Having regard to the definition of ‘local authority’ in the General Clauses Act (quoted above) a non-government secondary school can only be held to be a ‘local authority’, which is not disputed by Mr. Fazlul Karim, if it is found to be a body or authority constituted or established by the Government under any law. The school in question, namely, the Sammilani Girls’ High School of which the appellant is the Headmaster for a long time, is admittedly a recognised non-government secondary school, the very fact that it is a non-government school is sufficient to exclude any suggestion that it is a body constituted or established by the Government. It has not been possible on the part of Mr. Fazlul Karim to refer to any law under which the said school has been constituted or established. It is, however, true that the school like any other non-government secondary school is regulated and managed in accordance with the provisions of the Ordinance of 1961 and the various regulations made thereunder. The Government has control over these schools in a very large measure. Nevertheless it is clear from what has been discussed above that thereby a recognised non-government secondary school does neither become a statutory body nor a ‘local authority’ within the meaning of the General Clauses Act as contended by Mr. Karim.

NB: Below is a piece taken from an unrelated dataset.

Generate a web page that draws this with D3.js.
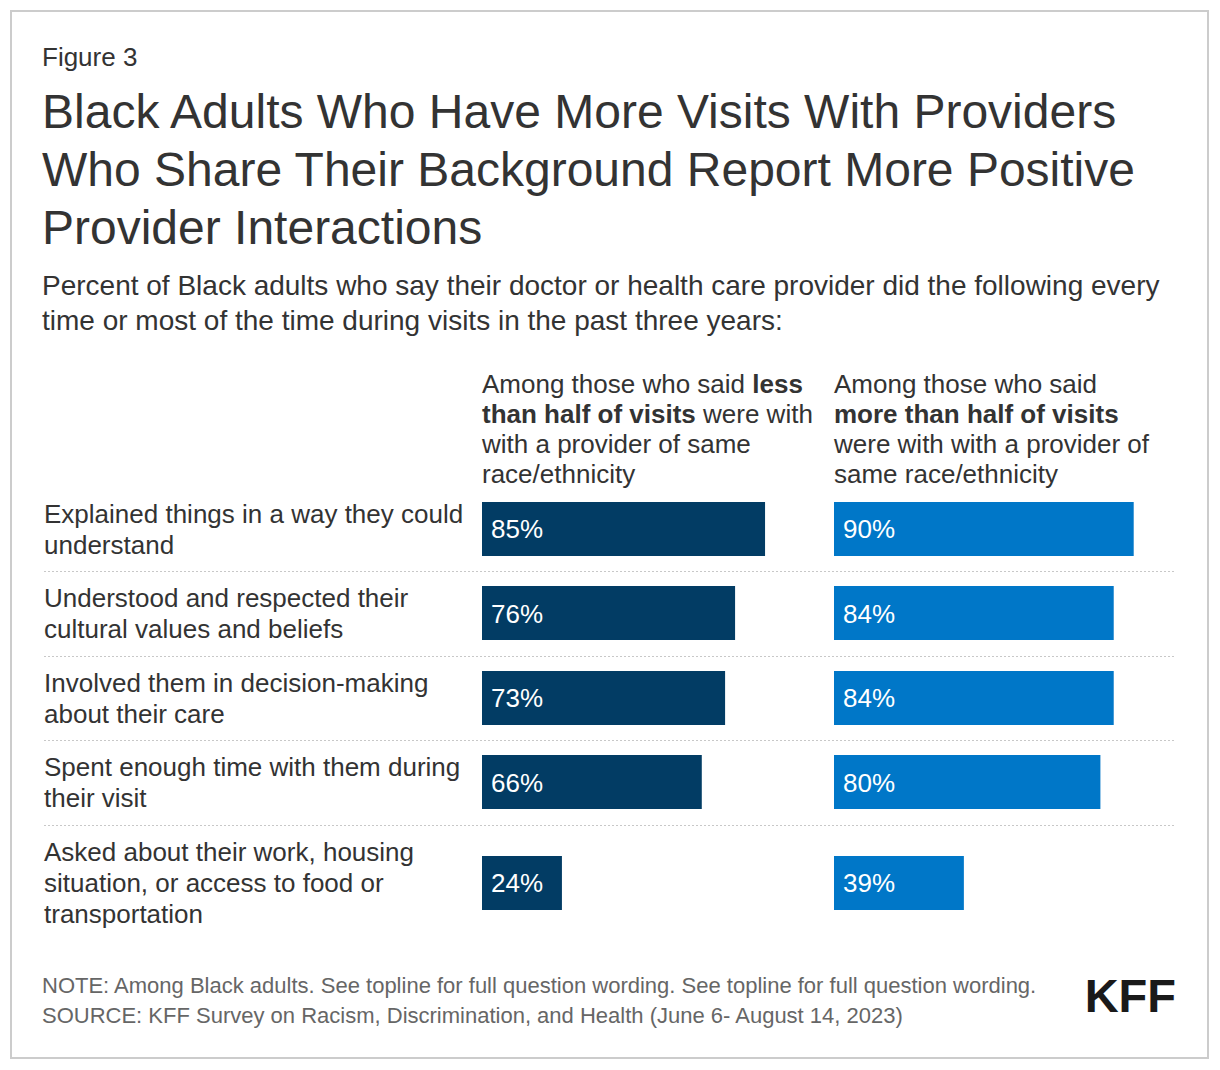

That being the position in law, the appellant does not become disqualified for being a Chairman of the Union Parishad under section 7(2)(c) of the Ordinance of 1983 by reason of being a full-time teacher of the Sammilani Girls’ High School.
21. In view of the discussion above, we arc clearly of the opinion that the question raised in the appeal has been wrongly decided by the High Court Division relying quite erroneously upon the decision, 14 BLD (HCD) 488, which is again based upon a misinterpretation and misconstruction of section 7(2)(e) of the Ordinance of 1983 and section 30(1)(b) of the Ordinance of 1961 read with the definition of ‘local authority’ as in the General Clauses Act.
The appeal is, accordingly, allowed without any order as to cost and the impugned judgment and order; are set aside.